Steam reforming of hydrocarbons is a well known method for producing syngas and involves contacting the hydrocarbon with steam. Steam reforming is highly endothermic and requires high reaction temperatures of e.g. 700-1100° C. Accordingly, care should be taken to avoid thermodynamic constraints. Furthermore, steam reforming of hydrocarbons requires relatively long contact times. Typically, the syngas mixture produced by steam reforming of a hydrocarbon such as methane has a very high H2/CO ratio of approximately 4.5-5.2. The H2/CO ratio of syngas produced by steam reforming methane may be adapted e.g. by adding CO or by removing H2. Alternatively, the H2/CO ratio of a syngas composition may be adapted to a desired value by subjecting it to the reverse water-gas shift reaction.
A syngas composition with a H2/CO ratio of approximately 1 can be produced directly by catalytic dry reforming of methane with CO2. Also catalytic dry reforming of methane is highly endothermic and should be executed at high reaction temperatures. Many catalytic dry reforming processes are known to involve rapid coke deposition leading to catalyst inactivation. In these catalytic dry reforming processes the reactor can be regenerated by feeding oxygen to the catalyst under high temperatures.
Partial oxidation in the presence of a hydrocarbon feed is a further means to produce a syngas mixture. A disadvantage of partial oxidation is that carbon dioxide is produced as a by product, which limits the selectivity for aliphatic and aromatic C2-C6 hydrocarbons of the hydrocarbon reforming process.
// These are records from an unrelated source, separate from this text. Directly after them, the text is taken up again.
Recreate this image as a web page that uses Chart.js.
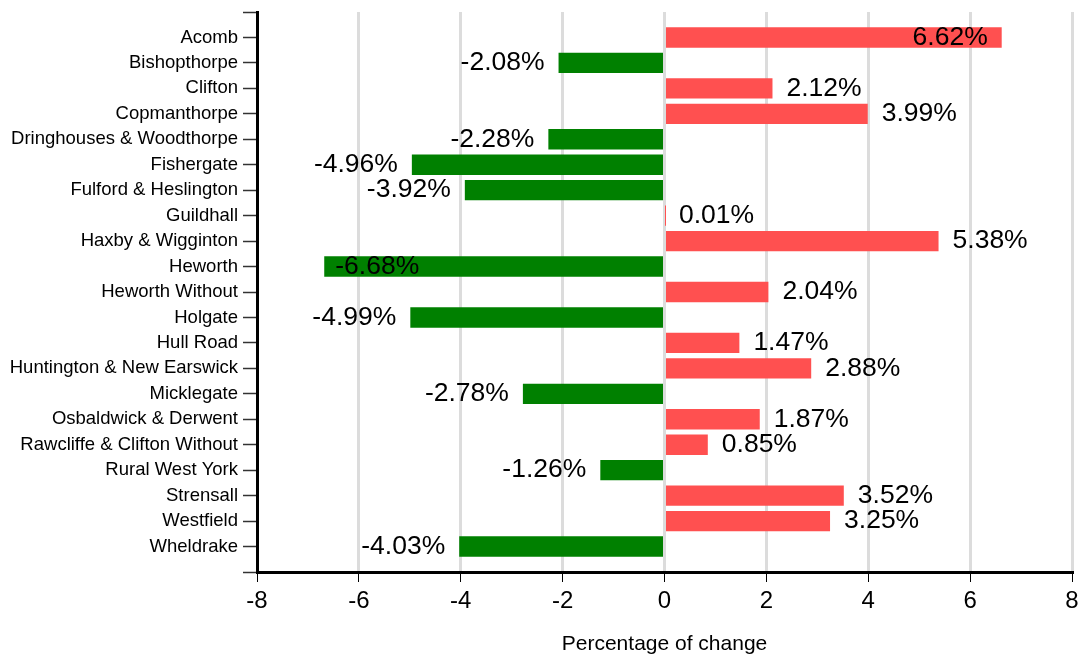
<!DOCTYPE html>
<html>
<head>
<meta charset="utf-8">
<script src="https://cdn.jsdelivr.net/npm/chart.js@4"></script>
<style>
  body { margin: 0; background: #fff; }
</style>
</head>
<body>
<canvas id="chart" width="1078" height="657"></canvas>
<script>
// data, top to bottom
const wards = ['Acomb', 'Bishopthorpe', 'Clifton', 'Copmanthorpe', 'Dringhouses & Woodthorpe',
    'Fishergate', 'Fulford & Heslington', 'Guildhall', 'Haxby & Wigginton', 'Heworth',
    'Heworth Without', 'Holgate', 'Hull Road', 'Huntington & New Earswick', 'Micklegate',
    'Osbaldwick & Derwent', 'Rawcliffe & Clifton Without', 'Rural West York', 'Strensall',
    'Westfield', 'Wheldrake'];
const change = [6.62, -2.08, 2.12, 3.99, -2.28, -4.96, -3.92, 0.01, 5.38, -6.68,
    2.04, -4.99, 1.47, 2.88, -2.78, 1.87, 0.85, -1.26, 3.52, 3.25, -4.03];
const xTicks = [-8, -6, -4, -2, 0, 2, 4, 6, 8];

const FONT = "'Liberation Sans', Arial, sans-serif";

// empty slots above and below so the axis runs past the first and last bar
const labels = [''].concat(wards, ['']);
const values = [null].concat(change, [null]);

const valueLabels = {
    id: 'valueLabels',
    afterDatasetsDraw(chart) {
        const ctx = chart.ctx;
        const area = chart.chartArea;
        const meta = chart.getDatasetMeta(0);
        ctx.save();
        ctx.font = '26.5px ' + FONT;
        ctx.fillStyle = '#000';
        ctx.textBaseline = 'middle';
        meta.data.forEach((bar, i) => {
            const v = values[i];
            if (v === null) return;
            const txt = v.toFixed(2) + '%';
            const w = ctx.measureText(txt).width;
            if (v >= 0) {
                if (bar.x + 14 + w > area.right) {
                    ctx.textAlign = 'right';
                    ctx.fillText(txt, bar.x - 14, bar.y);
                } else {
                    ctx.textAlign = 'left';
                    ctx.fillText(txt, bar.x + 14, bar.y);
                }
            } else {
                if (bar.x - 14 - w < area.left) {
                    ctx.textAlign = 'left';
                    ctx.fillText(txt, bar.x + 11, bar.y);
                } else {
                    ctx.textAlign = 'right';
                    ctx.fillText(txt, bar.x - 14, bar.y);
                }
            }
        });
        ctx.restore();
    }
};

new Chart(document.getElementById('chart'), {
    type: 'bar',
    data: {
        labels: labels,
        datasets: [{
            data: values,
            backgroundColor: values.map(v => v !== null && v < 0 ? '#008000' : '#ff5050'),
            barPercentage: 0.8,
            categoryPercentage: 1
        }]
    },
    options: {
        indexAxis: 'y',
        responsive: false,
        animation: false,
        layout: { padding: { top: 12, right: 6, left: 0, bottom: 0 } },
        plugins: {
            legend: { display: false },
            tooltip: { enabled: false }
        },
        scales: {
            x: {
                min: -8,
                max: 8,
                afterBuildTicks: (scale) => { scale.ticks = xTicks.map(v => ({ value: v })); },
                afterFit: (scale) => {
                    scale.height = 85;
                    scale.paddingLeft = 0;
                    scale.paddingRight = 0;
                },
                grid: {
                    color: '#dcdcdc',
                    lineWidth: 3,
                    tickColor: '#000',
                    tickWidth: 1,
                    tickLength: 10
                },
                border: { color: '#000', width: 3 },
                ticks: {
                    color: '#000',
                    padding: 5,
                    font: { family: FONT, size: 24 }
                },
                title: {
                    display: true,
                    text: 'Percentage of change',
                    color: '#000',
                    font: { family: FONT, size: 21 },
                    padding: { top: 0, bottom: 0 }
                }
            },
            y: {
                offset: false,
                afterFit: (scale) => {
                    scale.width = 257;
                    scale.paddingTop = 0;
                    scale.paddingBottom = 0;
                },
                grid: {
                    offset: false,
                    drawOnChartArea: false,
                    tickColor: '#333',
                    tickWidth: 1.5,
                    tickLength: 14
                },
                border: { color: '#000', width: 3 },
                ticks: {
                    autoSkip: false,
                    color: '#000',
                    padding: 5,
                    font: { family: FONT, size: 18.5 }
                }
            }
        }
    },
    plugins: [valueLabels]
});
</script>
</body>
</html>
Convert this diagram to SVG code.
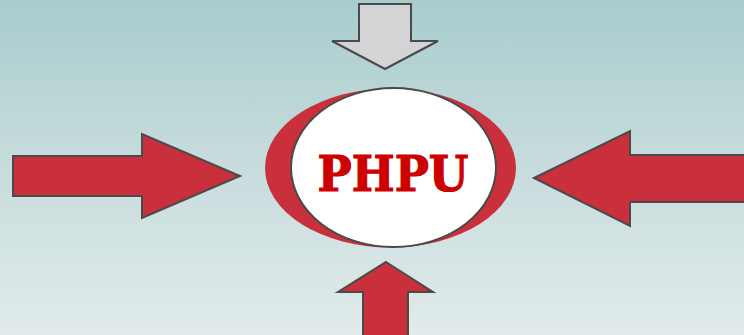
<svg xmlns="http://www.w3.org/2000/svg" width="744" height="335" viewBox="0 0 744 335">
<defs>
<linearGradient id="bg" x1="0" y1="0" x2="0" y2="1">
<stop offset="0" stop-color="#a8cccd"/>
<stop offset="0.5" stop-color="#c8dcdd"/>
<stop offset="1" stop-color="#e1ebeb"/>
</linearGradient>
<style>
.red{fill:#c9303c;stroke:#4a4a4a;stroke-width:2;stroke-linejoin:miter}
.grey{fill:#d4d4d6;stroke:#4a4a4a;stroke-width:2}
.lbl{font-family:"DejaVu Serif","Liberation Serif",serif;font-weight:bold;font-size:48px;fill:#cc0000;stroke:#cc0000;stroke-width:1.2}
</style>
</defs>
<rect width="744" height="335" fill="url(#bg)"/>
<g id="connectors">
<polygon id="arrow-top" class="grey" points="359,4 411,4 411,41 438,41 385,69 332,41 359,41"/>
<polygon id="arrow-bottom" class="red" points="386,262 433,292 408,292 408,336 363,336 363,292 338,292"/>
<polygon id="arrow-left" class="red" points="13,156 142,156 142,134 240,176 142,218 142,196 13,196"/>
<polygon id="arrow-right" class="red" points="534,178 630,131 630,155 746,155 746,202 630,202 630,226"/>
</g>
<g id="node-phpu">
<ellipse cx="390.5" cy="168" rx="125.5" ry="79.5" fill="#c9303c"/>
<ellipse cx="393.5" cy="167.5" rx="102.5" ry="79.5" fill="#ffffff" stroke="#4a4a4a" stroke-width="2"/>
<text class="lbl" x="393" y="191" text-anchor="middle" textLength="151" lengthAdjust="spacingAndGlyphs">PHPU</text>
</g>
</svg>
By combining different reforming reactions including those described herein above, the reforming process can be optimized e.g. by circumventing thermodynamic constraints and/or by reducing the costs for heating or process heat removal.
A particularly advantageous combined reforming process for producing syngas is catalytic autothermal dry reforming of lower hydrocarbons such as methane. By contacting a mixture of methane (CH4), oxygen (O2) and carbon dioxide (CO2) with a catalyst, endothermic dry reforming and exothermic methane oxidation can be performed in a single regime, which represents an effective means to decrease the energy consumption during syngas synthesis; see e.g. MORTOLA, et al. Eds. NORONHA, et al. Elsevier, 2007. p. 409-414. A further advantage of autothermal dry reforming is that the H2/CO ratio of the produced syngas composition is approximately 1.4-1.8, which is highly advantageous for the further use of the produced syngas in processes such as Fischer-Tropsch (F-T) synthesis.
It has been described that also nickel-based catalysts may be used in a process for the partial oxidation of light hydrocarbons to syngas. Particularly, catalysts comprising nickel supported on lanthana are known to allow a relative high conversion and selectivity in a process for producing syngas from light hydrocarbons; see e.g. EP 741107 A; U.S. Pat. No. 5,447,705 and US 2004/0127351.
A drawback when using a conventional Ni/La2O3 reforming catalyst in autothermal dry reforming of e.g. methane is deactivation of the catalyst, at least partially due to coke formation. This catalyst deactivation leads to a reduced hydrocarbon selectivity and reduced process economy.
The technical problem underlying the present invention is the provision of an improved catalyst useful in a process for converting hydrocarbons such as methane to syngas.